Although we’re really only looking at the $500 Ice Lake version today, we’ll include the specs for the $350 Ryzen-powered alternative as a refresher, since we expect a lot of people may hesitate between the two. Ultimately, both machines are at least reasonable purchases—but we think the cheaper GWTN141-2 is more compelling, despite being a wimpier machine overall.

At $350, there aren’t many laptop options available, and the GWTN141-2—despite its warts—comes out thoroughly on top. But at the GWTN156-1BL’s $500, the market opens up considerably. Major manufacturers such as Lenovo, ASUS, and Acer all offer pretty reasonable designs for $550 or less. The refurbished market, on the other hand, still isn’t very competitive—the best deals at under $600 tend to feature sixth-generation i5 CPUs which look paltry next to the Gateway’s low-end Ice Lake.

At this price point, we’re also getting closer to some compelling mainstream systems—such as Acer’s Aspire 5, which is better constructed and available with a considerably more powerful Ryzen 5 4500U for $610.

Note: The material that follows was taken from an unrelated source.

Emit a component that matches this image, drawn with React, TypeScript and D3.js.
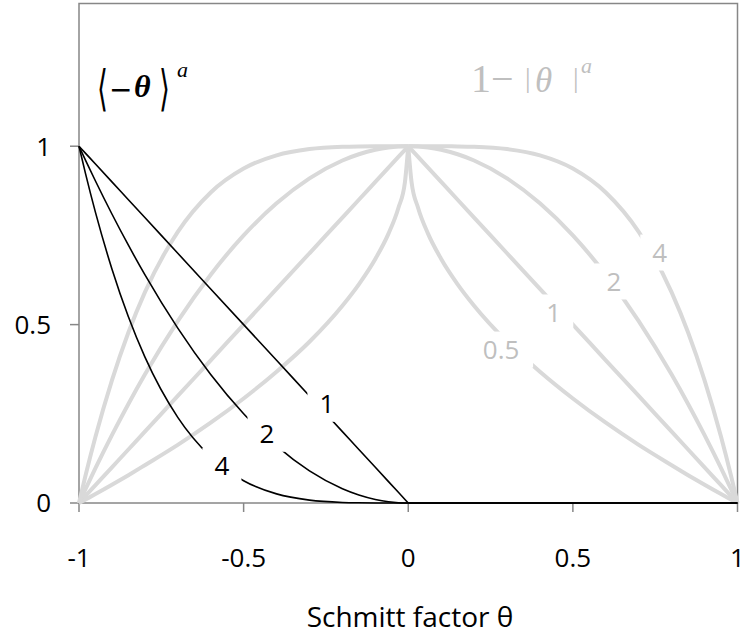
import React from "react";
import * as d3 from "d3";

// |theta| grid used for both halves of the curves
const absTheta = [0, 0.01, 0.03, 0.06, 0.1, 0.15, 0.2, 0.3, 0.4, 0.5, 0.6, 0.7, 0.8, 0.85, 0.9, 0.95, 0.98, 1];

// 1 - |theta|^a  (light grey family)
const grayExponents = ["0.5", "1", "2", "4"];
const grayA05 = [1, 0.9, 0.827, 0.755, 0.684, 0.613, 0.553, 0.452, 0.368, 0.293, 0.225, 0.163, 0.106, 0.078, 0.051, 0.025, 0.01, 0];
const grayA1 = [1, 0.99, 0.97, 0.94, 0.9, 0.85, 0.8, 0.7, 0.6, 0.5, 0.4, 0.3, 0.2, 0.15, 0.1, 0.05, 0.02, 0];
const grayA2 = [1, 0.9999, 0.9991, 0.9964, 0.99, 0.9775, 0.96, 0.91, 0.84, 0.75, 0.64, 0.51, 0.36, 0.2775, 0.19, 0.0975, 0.0396, 0];
const grayA4 = [1, 1, 1, 1, 0.9999, 0.9995, 0.9984, 0.9919, 0.9744, 0.9375, 0.8704, 0.7599, 0.5904, 0.478, 0.3439, 0.1855, 0.0776, 0];

// <-theta>^a  (black family), on theta = -|theta|, zero for theta > 0
const blackExponents = ["1", "2", "4"];
const blackA1 = [0, 0.01, 0.03, 0.06, 0.1, 0.15, 0.2, 0.3, 0.4, 0.5, 0.6, 0.7, 0.8, 0.85, 0.9, 0.95, 0.98, 1];
const blackA2 = [0, 0.0001, 0.0009, 0.0036, 0.01, 0.0225, 0.04, 0.09, 0.16, 0.25, 0.36, 0.49, 0.64, 0.7225, 0.81, 0.9025, 0.9604, 1];
const blackA4 = [0, 0, 0, 0, 0.0001, 0.0005, 0.0016, 0.0081, 0.0256, 0.0625, 0.1296, 0.2401, 0.4096, 0.522, 0.6561, 0.8145, 0.9224, 1];
const flatTheta = [0, 1];
const flatValue = [0, 0];

// curve labels (data coordinates)
const grayLabelTheta = [0.282, 0.442, 0.625, 0.764];
const grayLabelValue = [0.43, 0.534, 0.621, 0.702];
const blackLabelTheta = [-0.247, -0.429, -0.566];
const blackLabelValue = [0.278, 0.194, 0.104];

const xTicks = [-1, -0.5, 0, 0.5, 1];
const yTicks = [0, 0.5, 1];
const xTitle = "Schmitt factor θ";

const W = 747;
const H = 637;
const GRAY = "#d9d9d9";
const GRAY_TEXT = "#bfbfbf";
const AXIS = "#878787";
const FONT = "'Open Sans', 'Noto Sans', sans-serif";
const SERIF = "'Liberation Serif', 'DejaVu Serif', serif";
const BRACKET = "'DejaVu Sans', sans-serif";

export default function App() {
  const x = d3.scaleLinear().domain([-1, 1]).range([79, 737.5]);
  const y = d3.scaleLinear().domain([0, 1.4]).range([503, 3.5]);

  const line = d3
    .line<[number, number]>()
    .x((d) => x(d[0]))
    .y((d) => y(d[1]))
    .curve(d3.curveMonotoneX);

  const grayValues = [grayA05, grayA1, grayA2, grayA4];
  const blackValues = [blackA1, blackA2, blackA4];

  // each grey curve: left half (theta = -|theta|) and right half
  const grayPaths: string[] = [];
  grayValues.forEach((vals) => {
    const left = absTheta.map((t, i) => [-t, vals[i]] as [number, number]).reverse();
    const right = absTheta.map((t, i) => [t, vals[i]] as [number, number]);
    grayPaths.push(line(left) as string, line(right) as string);
  });

  const blackPaths: string[] = [];
  blackValues.forEach((vals) => {
    const left = absTheta.map((t, i) => [-t, vals[i]] as [number, number]).reverse();
    blackPaths.push(line(left) as string);
    blackPaths.push(line(flatTheta.map((t, i) => [t, flatValue[i]] as [number, number])) as string);
  });

  const labelBox = (text: string) => {
    const tw = text.length === 1 ? 15 : 40;
    return { w: tw + 24, h: 36 };
  };

  return (
    <svg
      width={W}
      height={H}
      style={{ position: "absolute", left: 0, top: 0, background: "#fff" }}
    >
      <rect x={0} y={0} width={W} height={H} fill="#fff" />

      {/* plot frame */}
      <rect
        x={x(-1)}
        y={y(1.4)}
        width={x(1) - x(-1)}
        height={y(0) - y(1.4)}
        fill="none"
        stroke={AXIS}
        strokeWidth={1.5}
      />

      {/* ticks */}
      {yTicks.map((t) => (
        <g key={"y" + t}>
          <line x1={x(-1) - 9} x2={x(-1)} y1={y(t)} y2={y(t)} stroke={AXIS} strokeWidth={1.5} />
          <text
            x={51}
            y={y(t)}
            dy="0.36em"
            textAnchor="end"
            fontFamily={FONT}
            fontSize={26}
            fill="#000"
          >
            {String(t)}
          </text>
        </g>
      ))}
      {xTicks.map((t) => (
        <g key={"x" + t}>
          <line x1={x(t)} x2={x(t)} y1={y(0)} y2={y(0) + 9} stroke={AXIS} strokeWidth={1.5} />
          <text
            x={x(t)}
            y={567}
            textAnchor="middle"
            fontFamily={FONT}
            fontSize={26}
            fill="#000"
          >
            {String(t)}
          </text>
        </g>
      ))}
      <text x={410} y={627} textAnchor="middle" fontFamily={FONT} fontSize={28} fill="#000">
        {xTitle}
      </text>

      {/* curves */}
      {grayPaths.map((d, i) => (
        <path key={"g" + i} d={d} fill="none" stroke={GRAY} strokeWidth={4} />
      ))}
      {blackPaths.map((d, i) => (
        <path key={"b" + i} d={d} fill="none" stroke="#000" strokeWidth={1.6} />
      ))}

      {/* curve labels with white backing */}
      {grayExponents.map((lab, i) => {
        const b = labelBox(lab);
        const cx = x(grayLabelTheta[i]);
        const cy = y(grayLabelValue[i]);
        return (
          <g key={"gl" + lab}>
            <rect x={cx - b.w / 2} y={cy - b.h / 2} width={b.w} height={b.h} fill="#fff" />
            <text x={cx} y={cy} dy="0.36em" textAnchor="middle" fontFamily={FONT} fontSize={26} fill={GRAY_TEXT}>
              {lab}
            </text>
          </g>
        );
      })}
      {blackExponents.map((lab, i) => {
        const b = labelBox(lab);
        const cx = x(blackLabelTheta[i]);
        const cy = y(blackLabelValue[i]);
        return (
          <g key={"bl" + lab}>
            <rect x={cx - b.w / 2} y={cy - b.h / 2} width={b.w} height={b.h} fill="#fff" />
            <text x={cx} y={cy} dy="0.36em" textAnchor="middle" fontFamily={FONT} fontSize={26} fill="#000">
              {lab}
            </text>
          </g>
        );
      })}

      {/* formula: <-theta>^a */}
      <text transform="translate(97,87) scale(1,1.75)" dy="0.36em" fontFamily={BRACKET} fontSize={28} fill="#000">
        ⟨
      </text>
      <text x={109} y={99} fontFamily={BRACKET} fontSize={28} fill="#000">
        −
      </text>
      <text x={134} y={97} fontFamily={SERIF} fontSize={32} fontStyle="italic" fontWeight="bold" fill="#000">
        θ
      </text>
      <text transform="translate(159,87) scale(1,1.75)" dy="0.36em" fontFamily={BRACKET} fontSize={28} fill="#000">
        ⟩
      </text>
      <text x={177} y={77} fontFamily={SERIF} fontSize={22} fontStyle="italic" fill="#000">
        a
      </text>

      {/* formula: 1-|theta|^a */}
      <text x={471} y={92} fontFamily={SERIF} fontSize={40} fill={GRAY_TEXT}>
        1−
      </text>
      <text fontFamily={SERIF} fill={GRAY_TEXT}>
        <tspan x={525} y={87} fontSize={28}>|</tspan>
        <tspan x={535} y={92} fontSize={35} fontStyle="italic">θ</tspan>
        <tspan x={573} y={87} fontSize={28}>|</tspan>
        <tspan x={581} y={73} fontSize={22} fontStyle="italic">a</tspan>
      </text>
    </svg>
  );
}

Specs at a glance: as reviewed
Gateway GWTN156-1BL Gateway GWTN141-2
OS Windows 10 Home Windows 10 Home (S mode)
Screen 15.6 inch IPS FHD (1920×1080, 210 nits) 14.1 inch IPS FHD (1920×1080, 190 nits)
CPU Intel Core i5-1035G1 AMD Ryzen 3 3200U
GPU Intel UHD for 10th generation CPUs AMD Vega 3
RAM 16GiB DDR4 (soldered, non expandable) 4GiB DDR4 (soldered, with one empty DIMM slot)
HDD 256GB M.2
(Foresee S345G256G)
128GB M.2
(Netac S539N)
Networking Intel 9461
1×1 Wi-Fi 5, Bluetooth 5.1
Realtek 8821CE
1×1 Wi-Fi 5, Bluetooth 4.2
  • 1x USB-C (charging + data)
  • 2x USB-A 3.0
  • 1x HDMI
  • 1x MicroSD card
  • 1x 3.5mm audio combo jack
  • 1x DC barrel jack
  • 1x Kensington lock slot
  • 1x USB-C (data only)
  • 2x USB-A 3.0
  • 1x HDMI
  • 1x MicroSD card
  • 1x 3.5mm audio combo jack
  • 1x DC barrel jack
  • 1x Kensington lock slot
Size 14.8″ x 9.6″ x 0.8″
(376 x 244 x 20mm)
13.1″ x 8.9″ x 0.8″
(333 x 226 x 21mm)
Weight 4.3 pounds (2.0kg) 3.5 pounds (1.6kg)
Warranty 1 year limited 1 year limited
Extras Fingerprint reader (in touchpad),
720P camera
Fingerprint reader (in touchpad),
720P camera
Price as tested $500 at Walmart $350 at Walmart


This Ice Lake-powered Gateway laptop is, first and foremost, a 15.6″ upscale of its less-expensive, 14″ Ryzen 3200U-powered cousin. It shares the same brightly colored but unusually soft plastic chassis, the same touchpad with integrated fingerprint reader, and the same port layout. The keyboard seems to be an exact repeat of the smaller laptop’s as well—but in this case, with a 10-key keypad grafted onto the side.

However, the newer device is significantly heavier, at 4.3 pounds—which isn’t entirely crazy for a 15.6″ laptop, but it’s heavy enough you might want to think twice before buying it for an aging parent or someone with weak or injured wrists. The extra weight also makes the flex of the plastic chassis more apparent than it was in the smaller, lighter version.

Although the keyboard looks like a jumbled mess, we found it pleasant to type with—there aren’t any particularly weird key placement issues, the arrow keys are full size, and there’s nothing strange going on with the Enter/Backslash keys. It was also noticeably, satisfyingly “clicky” and tactile—not necessarily the best choice for stealthy Internetting while a partner sleeps, but rewarding in its lack of keypress mushiness.

The overall appearance of the Gateway is a mixed bag—the branding is applied well and attractive, and in most light, the satin-finish plastic chassis looks reasonably nice. But we found that, under some angles and some light, a subtle and slightly off-putting rainbow effect was present in the finish.